§ TASK STATEMENT
Beginning with the line that contains "Emit a LaTeX", retype the entries below exactly, ending with the line that contains "(1201,8) -- (1201,1580);". Leave out any pictures.

-- -- --

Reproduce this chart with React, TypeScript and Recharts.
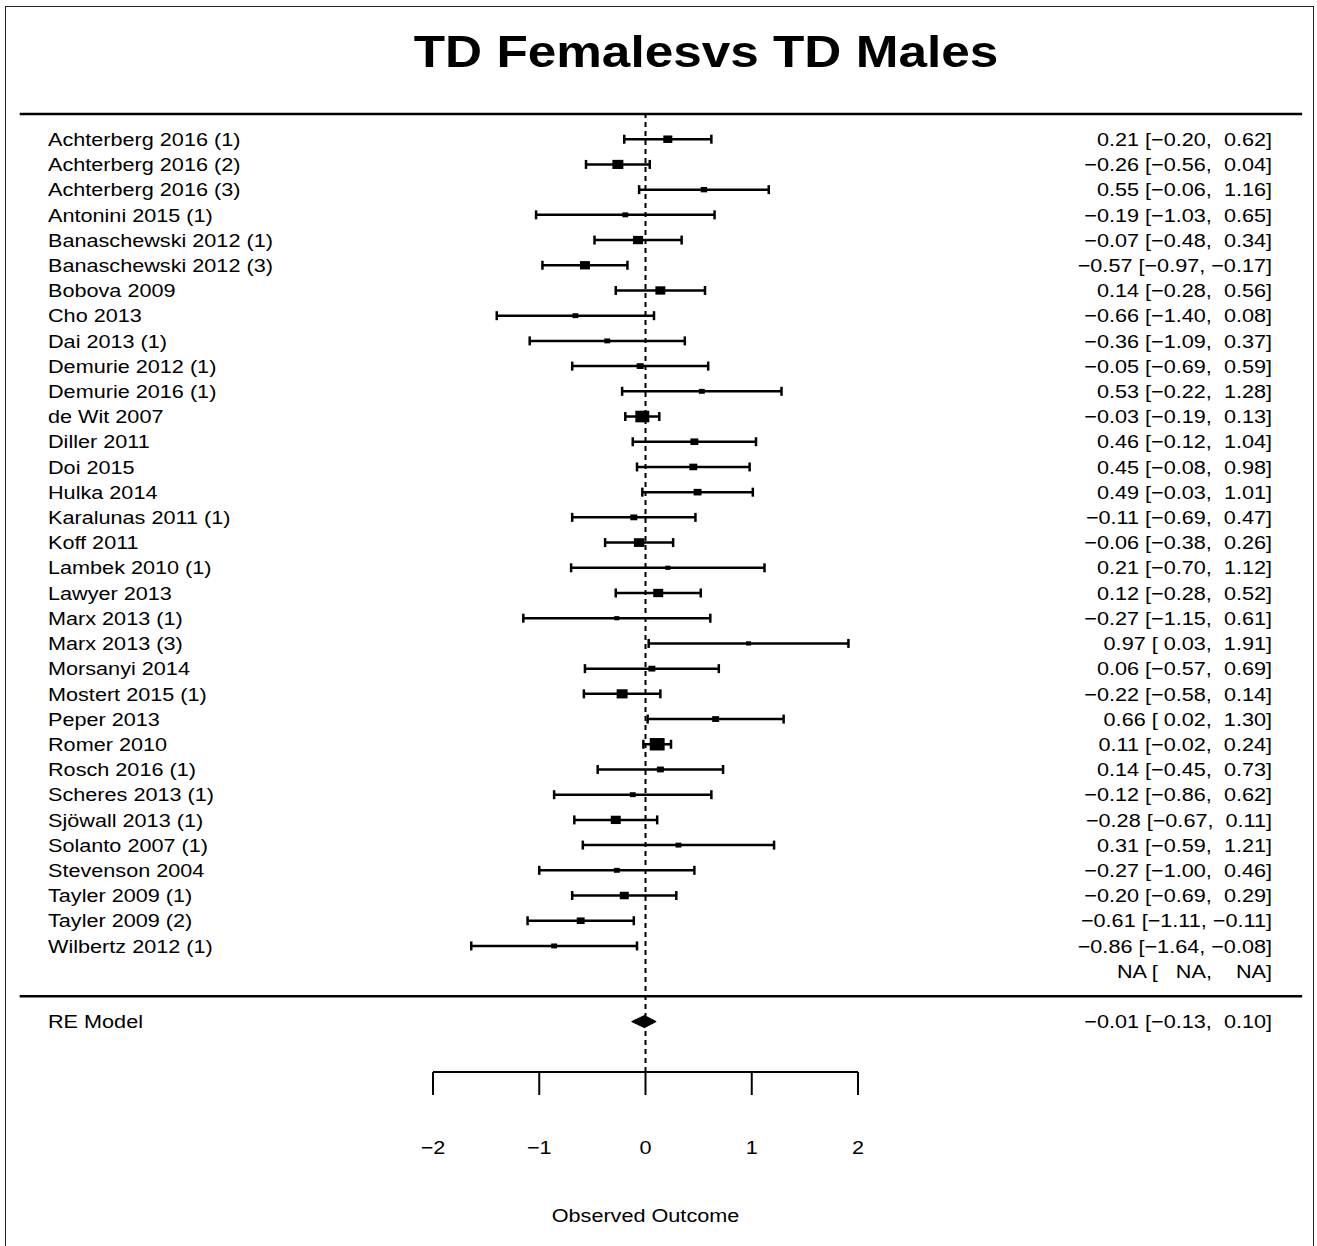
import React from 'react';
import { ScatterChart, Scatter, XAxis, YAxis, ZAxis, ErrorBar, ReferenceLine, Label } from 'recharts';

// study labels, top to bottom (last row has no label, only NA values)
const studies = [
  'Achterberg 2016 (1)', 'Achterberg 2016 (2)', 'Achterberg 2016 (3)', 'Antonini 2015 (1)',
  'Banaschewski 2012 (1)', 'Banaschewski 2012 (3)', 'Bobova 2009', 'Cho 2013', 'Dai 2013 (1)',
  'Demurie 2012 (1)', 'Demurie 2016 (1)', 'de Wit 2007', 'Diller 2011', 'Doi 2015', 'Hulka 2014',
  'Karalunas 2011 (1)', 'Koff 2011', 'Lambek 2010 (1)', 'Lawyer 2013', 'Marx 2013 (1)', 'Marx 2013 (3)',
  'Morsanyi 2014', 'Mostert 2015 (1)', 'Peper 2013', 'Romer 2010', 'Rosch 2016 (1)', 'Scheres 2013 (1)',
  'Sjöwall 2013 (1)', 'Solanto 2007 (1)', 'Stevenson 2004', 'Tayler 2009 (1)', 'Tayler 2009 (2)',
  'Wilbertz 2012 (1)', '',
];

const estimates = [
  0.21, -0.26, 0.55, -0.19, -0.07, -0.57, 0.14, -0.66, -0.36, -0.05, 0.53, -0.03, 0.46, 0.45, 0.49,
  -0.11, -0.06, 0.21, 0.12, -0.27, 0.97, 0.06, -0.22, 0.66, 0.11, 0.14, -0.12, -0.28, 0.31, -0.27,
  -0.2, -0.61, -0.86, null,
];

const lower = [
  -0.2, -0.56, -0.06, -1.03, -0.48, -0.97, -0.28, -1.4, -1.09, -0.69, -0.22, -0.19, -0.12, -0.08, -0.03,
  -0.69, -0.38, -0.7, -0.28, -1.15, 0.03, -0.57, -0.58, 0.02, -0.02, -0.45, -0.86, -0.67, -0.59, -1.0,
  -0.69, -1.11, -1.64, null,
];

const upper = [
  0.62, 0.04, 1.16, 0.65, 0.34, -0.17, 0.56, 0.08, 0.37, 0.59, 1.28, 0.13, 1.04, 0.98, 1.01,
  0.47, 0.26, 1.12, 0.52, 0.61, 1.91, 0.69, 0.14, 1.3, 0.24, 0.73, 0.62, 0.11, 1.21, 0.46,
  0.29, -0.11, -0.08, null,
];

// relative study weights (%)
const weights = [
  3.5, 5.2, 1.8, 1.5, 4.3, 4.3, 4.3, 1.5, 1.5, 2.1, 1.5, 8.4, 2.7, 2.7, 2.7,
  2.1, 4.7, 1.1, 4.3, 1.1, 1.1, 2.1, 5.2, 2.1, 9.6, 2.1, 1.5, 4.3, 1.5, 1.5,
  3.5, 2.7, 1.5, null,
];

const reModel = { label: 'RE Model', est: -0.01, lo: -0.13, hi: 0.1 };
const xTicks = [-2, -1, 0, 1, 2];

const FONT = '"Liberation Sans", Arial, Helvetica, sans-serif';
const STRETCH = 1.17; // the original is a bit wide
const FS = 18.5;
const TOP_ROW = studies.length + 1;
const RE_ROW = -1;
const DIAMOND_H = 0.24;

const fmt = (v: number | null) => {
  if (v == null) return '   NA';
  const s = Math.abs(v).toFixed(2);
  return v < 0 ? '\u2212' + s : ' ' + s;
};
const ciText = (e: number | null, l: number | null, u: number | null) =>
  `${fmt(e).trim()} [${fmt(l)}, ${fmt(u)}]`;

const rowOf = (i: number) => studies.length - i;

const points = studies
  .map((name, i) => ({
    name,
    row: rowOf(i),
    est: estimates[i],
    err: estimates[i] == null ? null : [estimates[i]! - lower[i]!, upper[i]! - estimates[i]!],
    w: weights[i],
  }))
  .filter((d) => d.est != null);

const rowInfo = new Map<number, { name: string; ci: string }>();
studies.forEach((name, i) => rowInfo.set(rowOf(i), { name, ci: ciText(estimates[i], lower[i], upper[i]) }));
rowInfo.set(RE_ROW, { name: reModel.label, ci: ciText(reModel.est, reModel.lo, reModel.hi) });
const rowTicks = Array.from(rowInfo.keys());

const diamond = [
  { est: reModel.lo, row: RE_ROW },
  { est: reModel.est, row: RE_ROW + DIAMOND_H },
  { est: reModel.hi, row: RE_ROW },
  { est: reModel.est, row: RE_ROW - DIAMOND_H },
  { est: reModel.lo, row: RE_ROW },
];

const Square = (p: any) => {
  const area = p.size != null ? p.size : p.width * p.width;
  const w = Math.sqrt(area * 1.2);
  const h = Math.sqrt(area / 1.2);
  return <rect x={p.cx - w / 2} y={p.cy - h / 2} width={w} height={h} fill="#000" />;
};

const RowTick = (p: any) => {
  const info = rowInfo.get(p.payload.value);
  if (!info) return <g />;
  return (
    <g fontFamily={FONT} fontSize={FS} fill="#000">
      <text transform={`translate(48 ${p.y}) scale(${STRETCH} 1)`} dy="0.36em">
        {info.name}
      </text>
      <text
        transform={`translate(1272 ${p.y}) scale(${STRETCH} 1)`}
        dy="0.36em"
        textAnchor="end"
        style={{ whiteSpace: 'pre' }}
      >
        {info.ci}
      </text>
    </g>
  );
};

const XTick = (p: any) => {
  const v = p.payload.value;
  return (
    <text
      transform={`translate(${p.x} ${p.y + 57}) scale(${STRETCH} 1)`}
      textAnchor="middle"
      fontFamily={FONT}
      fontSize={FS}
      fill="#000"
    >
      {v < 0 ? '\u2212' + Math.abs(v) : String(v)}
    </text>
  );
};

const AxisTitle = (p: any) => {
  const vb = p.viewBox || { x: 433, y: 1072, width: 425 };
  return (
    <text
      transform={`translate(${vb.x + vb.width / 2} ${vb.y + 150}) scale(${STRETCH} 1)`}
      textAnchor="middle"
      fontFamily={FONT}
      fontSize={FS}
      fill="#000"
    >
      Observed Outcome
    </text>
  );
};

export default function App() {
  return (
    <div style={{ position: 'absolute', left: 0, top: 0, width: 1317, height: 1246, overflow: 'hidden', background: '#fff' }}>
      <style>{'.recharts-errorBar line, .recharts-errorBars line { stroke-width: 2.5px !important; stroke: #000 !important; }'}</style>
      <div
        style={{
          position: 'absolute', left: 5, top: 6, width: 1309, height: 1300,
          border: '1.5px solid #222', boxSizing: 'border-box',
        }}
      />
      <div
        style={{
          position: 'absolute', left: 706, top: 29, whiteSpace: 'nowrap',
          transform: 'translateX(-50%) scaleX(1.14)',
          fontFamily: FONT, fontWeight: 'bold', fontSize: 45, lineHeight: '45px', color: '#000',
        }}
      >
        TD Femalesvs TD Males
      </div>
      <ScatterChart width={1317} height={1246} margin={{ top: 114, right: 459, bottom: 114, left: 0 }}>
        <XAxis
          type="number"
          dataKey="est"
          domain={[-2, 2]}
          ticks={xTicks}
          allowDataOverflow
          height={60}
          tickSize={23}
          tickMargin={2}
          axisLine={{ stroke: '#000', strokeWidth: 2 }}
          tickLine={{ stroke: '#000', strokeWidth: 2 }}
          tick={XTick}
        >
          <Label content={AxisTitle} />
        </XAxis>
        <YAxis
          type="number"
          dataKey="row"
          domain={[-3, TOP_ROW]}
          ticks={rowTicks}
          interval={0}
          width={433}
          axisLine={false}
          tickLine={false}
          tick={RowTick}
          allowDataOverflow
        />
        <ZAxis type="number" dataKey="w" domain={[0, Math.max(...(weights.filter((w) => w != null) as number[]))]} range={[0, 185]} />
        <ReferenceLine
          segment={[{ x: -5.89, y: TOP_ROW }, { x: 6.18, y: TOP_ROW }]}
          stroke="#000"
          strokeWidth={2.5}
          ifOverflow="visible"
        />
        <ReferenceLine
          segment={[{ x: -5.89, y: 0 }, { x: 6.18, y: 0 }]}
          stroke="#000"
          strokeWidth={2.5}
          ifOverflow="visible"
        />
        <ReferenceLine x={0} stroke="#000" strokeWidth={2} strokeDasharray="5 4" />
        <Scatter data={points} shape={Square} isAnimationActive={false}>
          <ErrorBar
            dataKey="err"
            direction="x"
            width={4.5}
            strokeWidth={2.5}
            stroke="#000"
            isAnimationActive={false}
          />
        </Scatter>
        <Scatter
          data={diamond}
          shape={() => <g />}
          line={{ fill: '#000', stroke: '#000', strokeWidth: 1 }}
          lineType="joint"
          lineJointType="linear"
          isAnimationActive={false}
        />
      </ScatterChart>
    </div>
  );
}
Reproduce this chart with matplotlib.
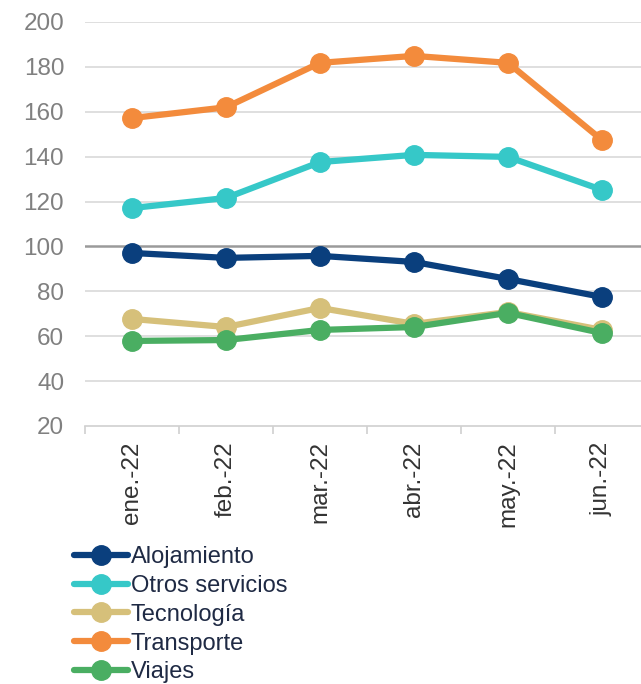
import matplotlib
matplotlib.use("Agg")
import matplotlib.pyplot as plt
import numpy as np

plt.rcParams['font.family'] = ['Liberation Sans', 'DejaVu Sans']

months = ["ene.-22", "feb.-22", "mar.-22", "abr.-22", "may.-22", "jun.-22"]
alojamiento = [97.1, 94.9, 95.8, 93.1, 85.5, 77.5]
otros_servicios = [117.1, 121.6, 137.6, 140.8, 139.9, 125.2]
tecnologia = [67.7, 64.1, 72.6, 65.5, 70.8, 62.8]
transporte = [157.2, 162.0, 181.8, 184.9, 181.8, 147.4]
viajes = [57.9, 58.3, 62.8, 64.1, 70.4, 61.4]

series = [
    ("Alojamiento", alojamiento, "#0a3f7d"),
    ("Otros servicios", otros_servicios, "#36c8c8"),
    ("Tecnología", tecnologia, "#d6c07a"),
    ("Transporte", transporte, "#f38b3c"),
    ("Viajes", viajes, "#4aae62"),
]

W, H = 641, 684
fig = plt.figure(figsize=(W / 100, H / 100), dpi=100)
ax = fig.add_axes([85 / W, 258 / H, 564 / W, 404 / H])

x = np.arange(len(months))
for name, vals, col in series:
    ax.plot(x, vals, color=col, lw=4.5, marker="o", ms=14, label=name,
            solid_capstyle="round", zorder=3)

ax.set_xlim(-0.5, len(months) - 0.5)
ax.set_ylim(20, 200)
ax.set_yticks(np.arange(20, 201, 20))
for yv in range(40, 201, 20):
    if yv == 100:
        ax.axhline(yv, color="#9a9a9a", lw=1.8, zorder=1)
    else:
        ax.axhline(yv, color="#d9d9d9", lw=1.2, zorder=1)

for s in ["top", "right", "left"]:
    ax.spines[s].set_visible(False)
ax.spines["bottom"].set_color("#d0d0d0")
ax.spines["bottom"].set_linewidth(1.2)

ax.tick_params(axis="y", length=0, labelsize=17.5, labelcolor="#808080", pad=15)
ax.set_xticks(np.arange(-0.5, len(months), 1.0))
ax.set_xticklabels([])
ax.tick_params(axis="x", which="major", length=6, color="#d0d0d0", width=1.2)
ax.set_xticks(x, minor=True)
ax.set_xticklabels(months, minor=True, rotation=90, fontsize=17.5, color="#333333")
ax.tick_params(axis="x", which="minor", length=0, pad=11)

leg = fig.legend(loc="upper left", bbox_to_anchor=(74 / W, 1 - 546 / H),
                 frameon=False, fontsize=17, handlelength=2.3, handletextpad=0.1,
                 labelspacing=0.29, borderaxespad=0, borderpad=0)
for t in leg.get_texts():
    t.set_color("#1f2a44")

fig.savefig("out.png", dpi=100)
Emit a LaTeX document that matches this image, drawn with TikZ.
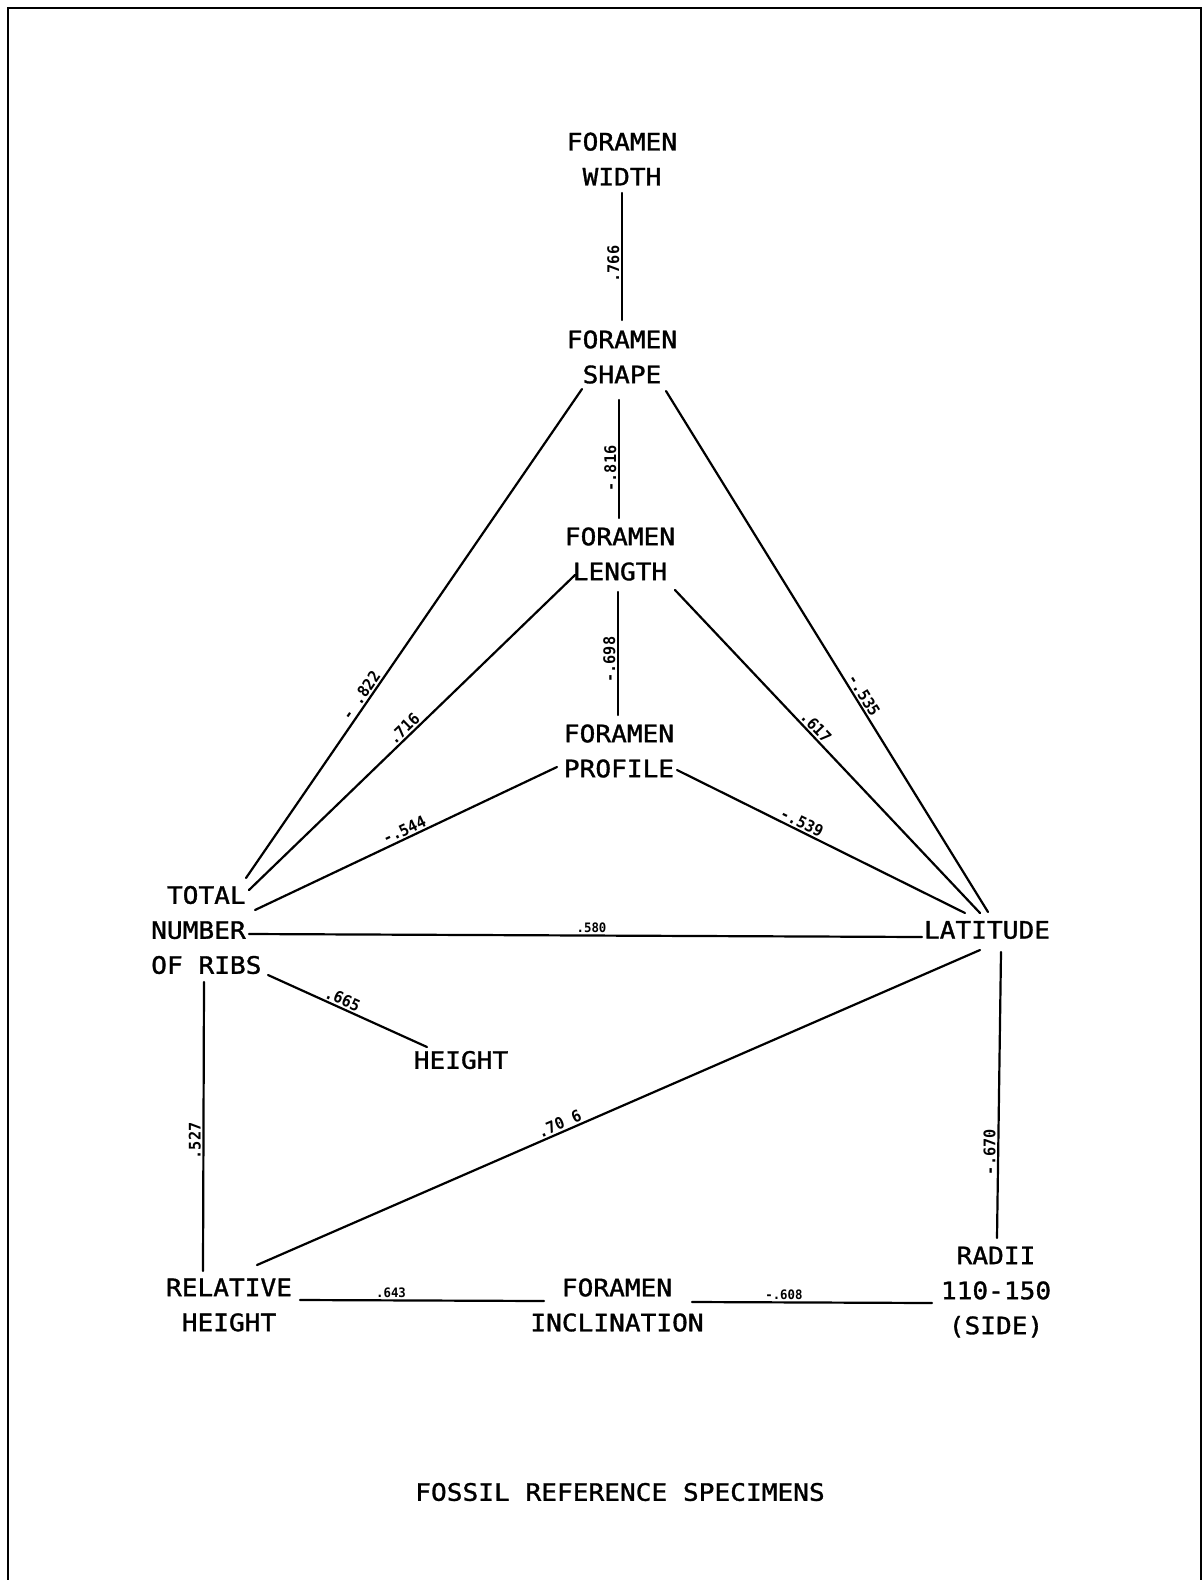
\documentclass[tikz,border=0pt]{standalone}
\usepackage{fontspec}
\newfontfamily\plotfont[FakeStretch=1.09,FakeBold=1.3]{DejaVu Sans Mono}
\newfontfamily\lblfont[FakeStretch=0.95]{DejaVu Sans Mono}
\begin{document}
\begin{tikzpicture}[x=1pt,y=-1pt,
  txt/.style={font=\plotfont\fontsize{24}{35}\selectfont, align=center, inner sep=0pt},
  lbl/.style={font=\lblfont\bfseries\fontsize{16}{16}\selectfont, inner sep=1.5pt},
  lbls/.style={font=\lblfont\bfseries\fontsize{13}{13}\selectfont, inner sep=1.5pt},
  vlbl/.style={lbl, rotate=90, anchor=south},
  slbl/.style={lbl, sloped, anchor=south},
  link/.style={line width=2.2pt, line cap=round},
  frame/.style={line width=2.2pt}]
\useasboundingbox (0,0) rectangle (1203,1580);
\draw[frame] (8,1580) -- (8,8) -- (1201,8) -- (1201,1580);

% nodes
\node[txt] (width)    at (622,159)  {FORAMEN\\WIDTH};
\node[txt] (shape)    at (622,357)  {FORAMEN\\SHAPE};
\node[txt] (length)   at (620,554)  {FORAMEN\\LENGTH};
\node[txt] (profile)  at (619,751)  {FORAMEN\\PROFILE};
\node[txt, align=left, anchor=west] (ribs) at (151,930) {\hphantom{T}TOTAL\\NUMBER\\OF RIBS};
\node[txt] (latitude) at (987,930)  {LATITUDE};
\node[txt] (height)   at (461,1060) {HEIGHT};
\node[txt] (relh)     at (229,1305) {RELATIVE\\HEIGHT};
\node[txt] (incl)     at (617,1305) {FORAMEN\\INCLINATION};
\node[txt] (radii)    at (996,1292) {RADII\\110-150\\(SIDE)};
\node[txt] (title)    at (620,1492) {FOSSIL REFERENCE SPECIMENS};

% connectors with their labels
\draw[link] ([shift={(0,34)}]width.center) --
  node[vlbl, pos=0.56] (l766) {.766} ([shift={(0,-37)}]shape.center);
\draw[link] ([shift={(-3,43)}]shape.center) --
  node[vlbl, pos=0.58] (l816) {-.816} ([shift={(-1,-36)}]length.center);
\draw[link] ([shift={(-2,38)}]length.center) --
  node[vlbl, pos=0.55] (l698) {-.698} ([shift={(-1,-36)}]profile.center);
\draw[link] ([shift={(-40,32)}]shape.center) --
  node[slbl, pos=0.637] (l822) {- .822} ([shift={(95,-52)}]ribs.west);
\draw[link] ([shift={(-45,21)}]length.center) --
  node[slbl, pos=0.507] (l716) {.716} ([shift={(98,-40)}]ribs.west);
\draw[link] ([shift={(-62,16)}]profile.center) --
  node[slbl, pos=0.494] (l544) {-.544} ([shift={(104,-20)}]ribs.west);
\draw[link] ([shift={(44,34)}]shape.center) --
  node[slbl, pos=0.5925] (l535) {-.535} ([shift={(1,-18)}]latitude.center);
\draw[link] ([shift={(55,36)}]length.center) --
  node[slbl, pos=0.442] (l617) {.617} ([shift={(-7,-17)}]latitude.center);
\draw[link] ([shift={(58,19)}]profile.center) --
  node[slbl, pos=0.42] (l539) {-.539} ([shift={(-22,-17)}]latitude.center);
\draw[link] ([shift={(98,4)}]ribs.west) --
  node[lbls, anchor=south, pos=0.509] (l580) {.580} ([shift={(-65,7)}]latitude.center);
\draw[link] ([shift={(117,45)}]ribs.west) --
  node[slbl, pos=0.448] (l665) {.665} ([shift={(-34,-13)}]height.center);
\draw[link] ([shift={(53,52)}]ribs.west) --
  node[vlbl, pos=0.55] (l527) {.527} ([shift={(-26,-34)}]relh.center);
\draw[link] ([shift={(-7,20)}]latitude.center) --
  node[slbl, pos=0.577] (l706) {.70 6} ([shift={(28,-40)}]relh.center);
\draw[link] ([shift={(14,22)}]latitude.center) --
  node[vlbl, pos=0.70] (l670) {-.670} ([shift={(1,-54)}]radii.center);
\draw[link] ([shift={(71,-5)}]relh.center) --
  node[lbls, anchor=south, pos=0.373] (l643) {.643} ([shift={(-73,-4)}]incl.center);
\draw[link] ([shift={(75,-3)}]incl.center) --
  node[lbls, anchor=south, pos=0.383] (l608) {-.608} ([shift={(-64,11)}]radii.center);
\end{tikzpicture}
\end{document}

-- -- --

§ REPLY
Emit a LaTeX document that matches this image, drawn with TikZ.
\documentclass[tikz,border=0pt]{standalone}
\usepackage{fontspec}
\newfontfamily\plotfont[FakeStretch=1.09,FakeBold=1.3]{DejaVu Sans Mono}
\newfontfamily\lblfont[FakeStretch=0.95]{DejaVu Sans Mono}
\begin{document}
\begin{tikzpicture}[x=1pt,y=-1pt,
  txt/.style={font=\plotfont\fontsize{24}{35}\selectfont, align=center, inner sep=0pt},
  lbl/.style={font=\lblfont\bfseries\fontsize{16}{16}\selectfont, inner sep=1.5pt},
  lbls/.style={font=\lblfont\bfseries\fontsize{13}{13}\selectfont, inner sep=1.5pt},
  vlbl/.style={lbl, rotate=90, anchor=south},
  slbl/.style={lbl, sloped, anchor=south},
  link/.style={line width=2.2pt, line cap=round},
  frame/.style={line width=2.2pt}]
\useasboundingbox (0,0) rectangle (1203,1580);
\draw[frame] (8,1580) -- (8,8) -- (1201,8) -- (1201,1580);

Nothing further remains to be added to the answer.